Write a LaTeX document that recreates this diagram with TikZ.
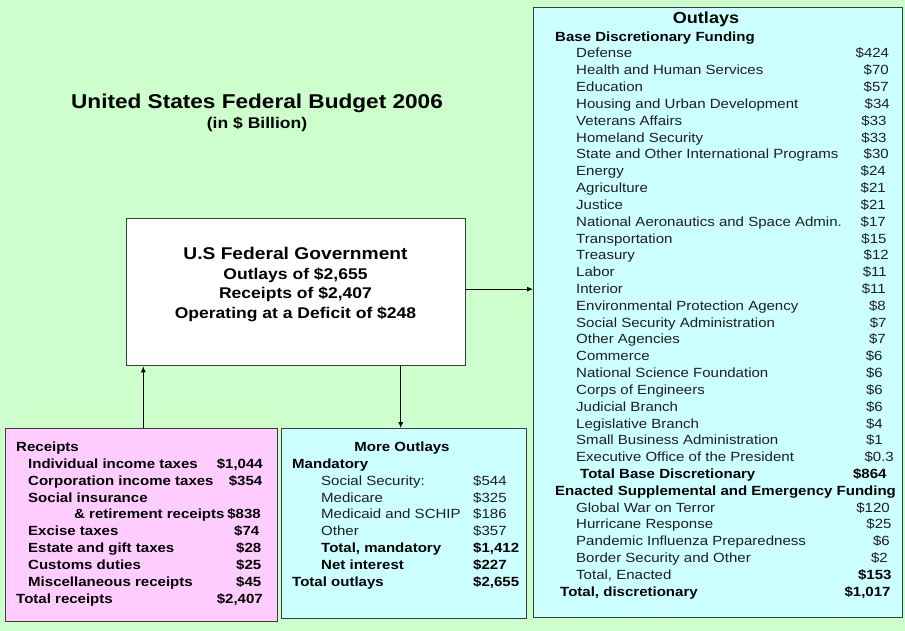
\documentclass[tikz,border=0pt]{standalone}
\usepackage{fontspec}
\setmainfont{Liberation Sans}[FakeStretch=1.13]
\usetikzlibrary{arrows.meta,calc}
\definecolor{bgc}{RGB}{204,255,204}
\definecolor{pinkc}{RGB}{255,204,255}
\definecolor{cyanc}{RGB}{204,255,255}
\definecolor{bordc}{RGB}{60,60,60}
\definecolor{txt}{RGB}{30,30,30}
\begin{document}
\begin{tikzpicture}[x=1pt,y=-1pt,
  box/.style={draw=bordc,line width=1.3pt,rectangle,inner sep=0pt,anchor=north west},
  reg/.style={font=\fontsize{13.3}{15}\selectfont,text=txt,inner sep=0pt},
  bld/.style={font=\fontsize{13.3}{15}\selectfont\bfseries,inner sep=0pt},
  arr/.style={draw=black,line width=0.8pt,-{Latex[length=6pt,width=5pt]}}]
\fill[bgc] (0,0) rectangle (905,631);
\useasboundingbox (0,0) rectangle (905,631);
% title
\node[font=\fontsize{20}{22}\selectfont\bfseries,inner sep=0pt,anchor=base] (title) at (257,109) {United States Federal Budget 2006};
\node[font=\fontsize{15.5}{17}\selectfont\bfseries,inner sep=0pt,anchor=base] (sub) at (257,129) {(in \$ Billion)};
% boxes
\node[box,fill=white,minimum width=339pt,minimum height=147pt] (gov) at (126,218) {};
\node[box,fill=pinkc,minimum width=272pt,minimum height=193pt] (rec) at (5,428) {};
\node[box,fill=cyanc,minimum width=245pt,minimum height=190pt] (more) at (281,428) {};
\node[box,fill=cyanc,minimum width=369pt,minimum height=610pt] (out) at (533,7) {};
% government text
\node[font=\fontsize{17}{19}\selectfont\bfseries,inner sep=0pt,anchor=base] (g1) at (295.5,259) {U.S Federal Government};
\node[font=\fontsize{15.5}{17}\selectfont\bfseries,inner sep=0pt,anchor=base] (g2) at (295.5,279.5) {Outlays of \$2,655};
\node[font=\fontsize{15.5}{17}\selectfont\bfseries,inner sep=0pt,anchor=base] (g3) at (295.5,298.5) {Receipts of \$2,407};
\node[font=\fontsize{15.5}{17}\selectfont\bfseries,inner sep=0pt,anchor=base] (g4) at (295.5,318) {Operating at a Deficit of \$248};
% connectors
\draw[arr] (rec.north west) ++(138.3,0) coordinate (a1) -- (a1 |- gov.south);
\draw[arr] (gov.south west) ++(274.7,0) coordinate (a2) -- (a2 |- more.north);
\draw[arr] (gov.east) ++(0,-3) coordinate (a3) -- (a3 -| out.west);
% receipts
\node[bld,anchor=base west] (r0) at (16,451.5) {Receipts};
\foreach \x/\t/\v/\r [count=\k] in {28/{Individual income taxes}/{1,044}/263,
  28/{Corporation income taxes}/{354}/262.5,
  28/{Social insurance}/{}/262,
  74/{\& retirement receipts}/{838}/261,
  28/{Excise taxes}/{74}/259.5,
  28/{Estate and gift taxes}/{28}/261.5,
  28/{Customs duties}/{25}/261.5,
  28/{Miscellaneous receipts}/{45}/261.5}{
  \node[bld,anchor=base west] (ri\k) at (\x,{451.5+16.85*\k}) {\t};
  \ifx\v\empty\else
  \node[bld,anchor=base east] (rv\k) at (\r,{451.5+16.85*\k}) {\$\v};
  \fi
}
\node[bld,anchor=base west] (rt) at (16,603) {Total receipts};
\node[bld,anchor=base east] (rtv) at (263,603) {\$2,407};
% more outlays
\node[bld,anchor=base] (m0) at (402,451.5) {More Outlays};
\node[bld,anchor=base west] (m1) at (292,468.4) {Mandatory};
\foreach \t/\v [count=\k] in {{Social Security:}/544,Medicare/325,{Medicaid and SCHIP}/186,Other/357}{
  \node[reg,anchor=base west] (mi\k) at (321,{468.4+16.85*\k}) {\t};
  \node[reg,anchor=base west] (mv\k) at (473,{468.4+16.85*\k}) {\$\v};
}
\node[bld,anchor=base west] (mt1) at (321,552.7) {Total, mandatory};
\node[bld,anchor=base west] (mt1v) at (473,552.7) {\$1,412};
\node[bld,anchor=base west] (mt2) at (321,569.6) {Net interest};
\node[bld,anchor=base west] (mt2v) at (473,569.6) {\$227};
\node[bld,anchor=base west] (mt3) at (292,586.4) {Total outlays};
\node[bld,anchor=base west] (mt3v) at (473,586.4) {\$2,655};
% outlays
\node[font=\fontsize{16}{18}\selectfont\bfseries,inner sep=0pt,anchor=base] (o0) at (706,24) {Outlays};
\node[bld,anchor=base west] (o1) at (555,41.2) {Base Discretionary Funding};
\foreach \t/\v/\r [count=\k from 0] in {
  Defense/424/889.3,
  {Health and Human Services}/70/889,
  Education/57/889,
  {Housing and Urban Development}/34/890,
  {Veterans Affairs}/33/886.7,
  {Homeland Security}/33/886.7,
  {State and Other International Programs}/30/889,
  Energy/24/886,
  Agriculture/21/886,
  Justice/21/886,
  {National Aeronautics and Space Admin.}/17/886,
  Transportation/15/886.7,
  Treasury/12/889,
  Labor/11/887,
  Interior/11/886,
  {Environmental Protection Agency}/8/886,
  {Social Security Administration}/7/886.7,
  {Other Agencies}/7/886,
  Commerce/6/882.7,
  {National Science Foundation}/6/883,
  {Corps of Engineers}/6/883,
  {Judicial Branch}/6/883,
  {Legislative Branch}/4/883,
  {Small Business Administration}/1/883,
  {Executive Office of the President}/0.3/894}{
  \node[reg,anchor=base west] (oi\k) at (576,{58+16.82*\k}) {\t};
  \node[reg,anchor=base east] (ov\k) at (\r,{58+16.82*\k}) {\$\v};
}
\node[bld,anchor=base west] (tb) at (580,{58+16.82*25}) {Total Base Discretionary};
\node[bld,anchor=base east] (tbv) at (886.7,{58+16.82*25}) {\$864};
\node[bld,anchor=base west] (en) at (555,{58+16.82*26}) {Enacted Supplemental and Emergency Funding};
\foreach \t/\v/\r [count=\k from 27] in {
  {Global War on Terror}/120/890,
  {Hurricane Response}/25/891.7,
  {Pandemic Influenza Preparedness}/6/890,
  {Border Security and Other}/2/888}{
  \node[reg,anchor=base west] (ei\k) at (576,{58+16.82*\k}) {\t};
  \node[reg,anchor=base east] (ev\k) at (\r,{58+16.82*\k}) {\$\v};
}
\node[reg,anchor=base west] (te) at (576,{58+16.82*31}) {Total, Enacted};
\node[bld,anchor=base east] (tev) at (891.7,{58+16.82*31}) {\$153};
\node[bld,anchor=base west] (td) at (560,{58+16.82*32}) {Total, discretionary};
\node[bld,anchor=base east] (tdv) at (890.7,{58+16.82*32}) {\$1,017};
\end{tikzpicture}
\end{document}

++++++++++

Goal
Quote the material exactly. Pictures stay out.

Answer to the task
Write a LaTeX document that recreates this diagram with TikZ.
\documentclass[tikz,border=0pt]{standalone}
\usepackage{fontspec}
\setmainfont{Liberation Sans}[FakeStretch=1.13]
\usetikzlibrary{arrows.meta,calc}
\definecolor{bgc}{RGB}{204,255,204}
\definecolor{pinkc}{RGB}{255,204,255}
\definecolor{cyanc}{RGB}{204,255,255}
\definecolor{bordc}{RGB}{60,60,60}
\definecolor{txt}{RGB}{30,30,30}
\begin{document}
\begin{tikzpicture}[x=1pt,y=-1pt,
  box/.style={draw=bordc,line width=1.3pt,rectangle,inner sep=0pt,anchor=north west},
  reg/.style={font=\fontsize{13.3}{15}\selectfont,text=txt,inner sep=0pt},
  bld/.style={font=\fontsize{13.3}{15}\selectfont\bfseries,inner sep=0pt},
  arr/.style={draw=black,line width=0.8pt,-{Latex[length=6pt,width=5pt]}}]
\fill[bgc] (0,0) rectangle (905,631);
\useasboundingbox (0,0) rectangle (905,631);
% title
\node[font=\fontsize{20}{22}\selectfont\bfseries,inner sep=0pt,anchor=base] (title) at (257,109) {United States Federal Budget 2006};
\node[font=\fontsize{15.5}{17}\selectfont\bfseries,inner sep=0pt,anchor=base] (sub) at (257,129) {(in \$ Billion)};
% boxes
\node[box,fill=white,minimum width=339pt,minimum height=147pt] (gov) at (126,218) {};
\node[box,fill=pinkc,minimum width=272pt,minimum height=193pt] (rec) at (5,428) {};
\node[box,fill=cyanc,minimum width=245pt,minimum height=190pt] (more) at (281,428) {};
\node[box,fill=cyanc,minimum width=369pt,minimum height=610pt] (out) at (533,7) {};
% government text
\node[font=\fontsize{17}{19}\selectfont\bfseries,inner sep=0pt,anchor=base] (g1) at (295.5,259) {U.S Federal Government};
\node[font=\fontsize{15.5}{17}\selectfont\bfseries,inner sep=0pt,anchor=base] (g2) at (295.5,279.5) {Outlays of \$2,655};
\node[font=\fontsize{15.5}{17}\selectfont\bfseries,inner sep=0pt,anchor=base] (g3) at (295.5,298.5) {Receipts of \$2,407};
\node[font=\fontsize{15.5}{17}\selectfont\bfseries,inner sep=0pt,anchor=base] (g4) at (295.5,318) {Operating at a Deficit of \$248};
% connectors
\draw[arr] (rec.north west) ++(138.3,0) coordinate (a1) -- (a1 |- gov.south);
\draw[arr] (gov.south west) ++(274.7,0) coordinate (a2) -- (a2 |- more.north);
\draw[arr] (gov.east) ++(0,-3) coordinate (a3) -- (a3 -| out.west);
% receipts
\node[bld,anchor=base west] (r0) at (16,451.5) {Receipts};
\foreach \x/\t/\v/\r [count=\k] in {28/{Individual income taxes}/{1,044}/263,
  28/{Corporation income taxes}/{354}/262.5,
  28/{Social insurance}/{}/262,
  74/{\& retirement receipts}/{838}/261,
  28/{Excise taxes}/{74}/259.5,
  28/{Estate and gift taxes}/{28}/261.5,
  28/{Customs duties}/{25}/261.5,
  28/{Miscellaneous receipts}/{45}/261.5}{
  \node[bld,anchor=base west] (ri\k) at (\x,{451.5+16.85*\k}) {\t};
  \ifx\v\empty\else
  \node[bld,anchor=base east] (rv\k) at (\r,{451.5+16.85*\k}) {\$\v};
  \fi
}
\node[bld,anchor=base west] (rt) at (16,603) {Total receipts};
\node[bld,anchor=base east] (rtv) at (263,603) {\$2,407};
% more outlays
\node[bld,anchor=base] (m0) at (402,451.5) {More Outlays};
\node[bld,anchor=base west] (m1) at (292,468.4) {Mandatory};
\foreach \t/\v [count=\k] in {{Social Security:}/544,Medicare/325,{Medicaid and SCHIP}/186,Other/357}{
  \node[reg,anchor=base west] (mi\k) at (321,{468.4+16.85*\k}) {\t};
  \node[reg,anchor=base west] (mv\k) at (473,{468.4+16.85*\k}) {\$\v};
}
\node[bld,anchor=base west] (mt1) at (321,552.7) {Total, mandatory};
\node[bld,anchor=base west] (mt1v) at (473,552.7) {\$1,412};
\node[bld,anchor=base west] (mt2) at (321,569.6) {Net interest};
\node[bld,anchor=base west] (mt2v) at (473,569.6) {\$227};
\node[bld,anchor=base west] (mt3) at (292,586.4) {Total outlays};
\node[bld,anchor=base west] (mt3v) at (473,586.4) {\$2,655};
% outlays
\node[font=\fontsize{16}{18}\selectfont\bfseries,inner sep=0pt,anchor=base] (o0) at (706,24) {Outlays};
\node[bld,anchor=base west] (o1) at (555,41.2) {Base Discretionary Funding};
\foreach \t/\v/\r [count=\k from 0] in {
  Defense/424/889.3,
  {Health and Human Services}/70/889,
  Education/57/889,
  {Housing and Urban Development}/34/890,
  {Veterans Affairs}/33/886.7,
  {Homeland Security}/33/886.7,
  {State and Other International Programs}/30/889,
  Energy/24/886,
  Agriculture/21/886,
  Justice/21/886,
  {National Aeronautics and Space Admin.}/17/886,
  Transportation/15/886.7,
  Treasury/12/889,
  Labor/11/887,
  Interior/11/886,
  {Environmental Protection Agency}/8/886,
  {Social Security Administration}/7/886.7,
  {Other Agencies}/7/886,
  Commerce/6/882.7,
  {National Science Foundation}/6/883,
  {Corps of Engineers}/6/883,
  {Judicial Branch}/6/883,
  {Legislative Branch}/4/883,
  {Small Business Administration}/1/883,
  {Executive Office of the President}/0.3/894}{
  \node[reg,anchor=base west] (oi\k) at (576,{58+16.82*\k}) {\t};
  \node[reg,anchor=base east] (ov\k) at (\r,{58+16.82*\k}) {\$\v};
}
\node[bld,anchor=base west] (tb) at (580,{58+16.82*25}) {Total Base Discretionary};
\node[bld,anchor=base east] (tbv) at (886.7,{58+16.82*25}) {\$864};
\node[bld,anchor=base west] (en) at (555,{58+16.82*26}) {Enacted Supplemental and Emergency Funding};
\foreach \t/\v/\r [count=\k from 27] in {
  {Global War on Terror}/120/890,
  {Hurricane Response}/25/891.7,
  {Pandemic Influenza Preparedness}/6/890,
  {Border Security and Other}/2/888}{
  \node[reg,anchor=base west] (ei\k) at (576,{58+16.82*\k}) {\t};
  \node[reg,anchor=base east] (ev\k) at (\r,{58+16.82*\k}) {\$\v};
}
\node[reg,anchor=base west] (te) at (576,{58+16.82*31}) {Total, Enacted};
\node[bld,anchor=base east] (tev) at (891.7,{58+16.82*31}) {\$153};
\node[bld,anchor=base west] (td) at (560,{58+16.82*32}) {Total, discretionary};
\node[bld,anchor=base east] (tdv) at (890.7,{58+16.82*32}) {\$1,017};
\end{tikzpicture}
\end{document}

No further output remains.